Ten years later, activist Neil Aggett was killed in another
"suicide attempt", prompting a former police Special Branch member to apply for amnesty with the country's Truth and Reconciliation Commission (TRC) set up years later to probe apartheid atrocities.
TRC horrors
The TRC started in April 1996 hearing evidence about the killing of four high-profile activists in the Eastern Cape province, called the Cradock Four, who were shot dead and whose bodies were found burnt in a field in 1985.
It was to hear thousands of other, similar tales.
In its final report, handed to President Thabo Mbeki by Archbishop Emeritus Desmond Tutu, commission chairperson, in March 2003, the commission listed some 19 050 names as victims of gross human rights violations under apartheid.

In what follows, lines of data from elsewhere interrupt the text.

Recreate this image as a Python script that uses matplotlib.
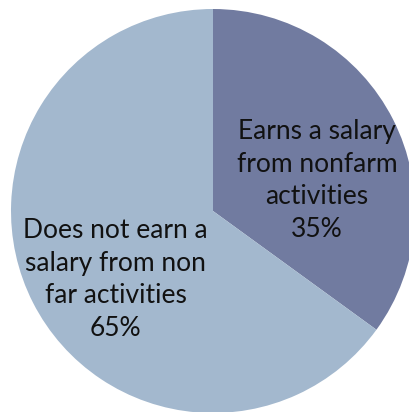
import matplotlib
matplotlib.use("Agg")
import matplotlib.pyplot as plt

categories = ["Earns a salary\nfrom nonfarm\nactivities",
              "Does not earn a\nsalary from non\nfar activities"]
shares = [35, 65]
colors = ["#717BA0", "#A3B8CE"]

fig = plt.figure(figsize=(4.10, 4.12), dpi=100)
ax = fig.add_axes([0, 0, 1, 1])

cx, cy, r = 213, 201, 202
ax.pie(shares, colors=colors, startangle=90, counterclock=False,
       center=(cx, cy), radius=r, frame=True,
       wedgeprops=dict(linewidth=0))
ax.set_xlim(0, 410)
ax.set_ylim(0, 412)
ax.set_aspect("equal")
ax.axis("off")

label_pos = [(317, 231.5), (115.5, 132.5)]
for cat, val, (x, y) in zip(categories, shares, label_pos):
    ax.text(x, y, f"{cat}\n{val}%", ha="center", va="center",
            fontsize=19, family="Lato", linespacing=1.37, color="#111111")

fig.savefig("out.png", dpi=100)
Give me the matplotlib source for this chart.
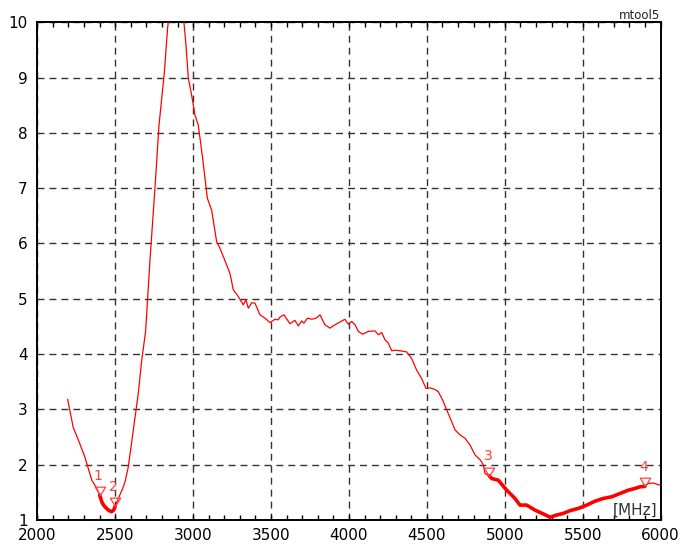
import numpy as np
import matplotlib
matplotlib.use("Agg")
import matplotlib.pyplot as plt
from matplotlib.ticker import MultipleLocator
from matplotlib.path import Path

# trace (MHz, value)
freq = [2195, 2230, 2270, 2305, 2350, 2380, 2400, 2415, 2430, 2445, 2460, 2477, 2490, 2500,
        2520, 2545, 2563, 2584, 2605, 2627, 2648, 2670, 2695, 2723, 2755, 2781, 2794, 2815,
        2836, 2860, 2900, 2930, 2941, 2954, 2969, 2990, 3012, 3033, 3061, 3091, 3119, 3151,
        3168, 3200, 3236, 3258, 3290, 3322, 3339, 3354, 3376, 3397, 3429, 3461, 3493, 3525,
        3546, 3557, 3583, 3621, 3653, 3675, 3697, 3711, 3733, 3761, 3789, 3814, 3846, 3878,
        3910, 3942, 3974, 3996, 4017, 4039, 4060, 4088, 4124, 4167, 4189, 4210, 4231, 4252,
        4274, 4295, 4327, 4370, 4402, 4434, 4466, 4494, 4520, 4552, 4573, 4601, 4627, 4659,
        4680, 4712, 4744, 4776, 4808, 4841, 4862, 4873, 4900, 4916, 4958, 5012, 5065, 5097,
        5140, 5193, 5247, 5290, 5333, 5376, 5419, 5472, 5526, 5578, 5632, 5686, 5739, 5793,
        5835, 5867, 5900, 5920, 5952, 5995]
value = [3.18, 2.68, 2.40, 2.14, 1.72, 1.58, 1.45, 1.32, 1.25, 1.21, 1.17, 1.15, 1.18, 1.25,
         1.39, 1.55, 1.69, 1.96, 2.40, 2.87, 3.29, 3.89, 4.41, 5.70, 7.00, 8.14, 8.50, 9.08,
         9.89, 10.5, 10.8, 10.5, 10.0, 9.59, 8.99, 8.69, 8.32, 8.14, 7.54, 6.82, 6.60, 6.03,
         5.94, 5.72, 5.46, 5.16, 5.04, 4.89, 4.98, 4.83, 4.93, 4.92, 4.71, 4.65, 4.57, 4.63,
         4.62, 4.67, 4.71, 4.55, 4.61, 4.51, 4.60, 4.56, 4.65, 4.63, 4.65, 4.71, 4.53, 4.47,
         4.53, 4.58, 4.63, 4.54, 4.59, 4.53, 4.41, 4.36, 4.41, 4.42, 4.35, 4.39, 4.26, 4.20,
         4.06, 4.07, 4.06, 4.04, 3.92, 3.71, 3.56, 3.38, 3.39, 3.36, 3.32, 3.17, 2.99, 2.78,
         2.63, 2.54, 2.48, 2.36, 2.18, 2.09, 2.00, 1.84, 1.80, 1.75, 1.72, 1.54, 1.39, 1.27,
         1.27, 1.18, 1.11, 1.05, 1.09, 1.12, 1.17, 1.21, 1.27, 1.34, 1.39, 1.42, 1.48, 1.54,
         1.57, 1.60, 1.61, 1.66, 1.67, 1.63]

# bands drawn thick, marker positions
bands = [(2400, 2500), (4900, 5900)]
marker_freq = [2400, 2500, 4900, 5900]
marker_label = ["1", "2", "3", "4"]

freq = np.array(freq)
value = np.array(value)

fig = plt.figure(figsize=(6.83, 5.46), dpi=100)
ax = fig.add_axes([0.0546, 0.0476, 0.9127, 0.9116])

ax.plot(freq, value, color="#ff0000", lw=0.9, zorder=3)
for lo, hi in bands:
    m = (freq >= lo) & (freq <= hi)
    ax.plot(freq[m], value[m], color="#ff0000", lw=2.6, solid_capstyle="round",
            solid_joinstyle="round", zorder=4)

# downward triangle with its tip on the trace
tri = Path([(-1, 1.6), (1, 1.6), (0, 0), (-1, 1.6)],
           [Path.MOVETO, Path.LINETO, Path.LINETO, Path.CLOSEPOLY])
marker_val = np.interp(marker_freq, freq, value)
for f, v, lab in zip(marker_freq, marker_val, marker_label):
    ax.plot([f], [v], marker=tri, markersize=12, markerfacecolor="none",
            markeredgecolor="#ff4040", markeredgewidth=0.9, zorder=5)
    ax.annotate(lab, (f, v), xytext=(-1, 14), textcoords="offset points",
                ha="center", va="center", color="#ff4040", fontsize=10, zorder=5)

ax.set_xlim(2000, 6000)
ax.set_ylim(1, 10)
ax.xaxis.set_major_locator(MultipleLocator(500))
ax.xaxis.set_minor_locator(MultipleLocator(100))
ax.yaxis.set_major_locator(MultipleLocator(1))
ax.tick_params(axis="x", which="both", direction="in", top=True, length=3.5,
               width=1, labelsize=11, pad=6)
ax.tick_params(axis="y", which="both", length=0, labelsize=11, pad=7)
ax.grid(True, color="#333333", lw=1, linestyle=(0, (5, 3.6)))
for s in ax.spines.values():
    s.set_linewidth(1.4)

ax.text(0.995, 0.005, "[MHz]", transform=ax.transAxes, ha="right", va="bottom",
        fontsize=11, color="#333333")
fig.text(0.967, 0.972, "mtool5", ha="right", va="center", fontsize=8.5, color="#222222")

fig.savefig("out.png", dpi=100)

The list also has the names of those mainly white South Africans who died during ANC bomb attacks in restaurants and shopping malls during the 1980s, and children.
Six-year-old Katryn Schoon was killed with her mother Jeanette, an ANC member, when she opened a letter bomb at her Angolan home in the southern town of Lubango on June 28, 1984, sent by apartheid-state operatives.
"Their stories reflect the greater experience and suffering of our people, many of whom were not able to come forward and tell their own story," reads the foreword to the TRC report's Volume Seven, Victim Findings.
"Many others laid their lives down in the fight to make South Africa the democracy it is today," added the ANC's Mosia.
"The greatest gift they gave the people of this country is the ability for all people to stand up and make a cross on a ballot paper, like they did voting in South Africa's third general elections earlier this month," he said.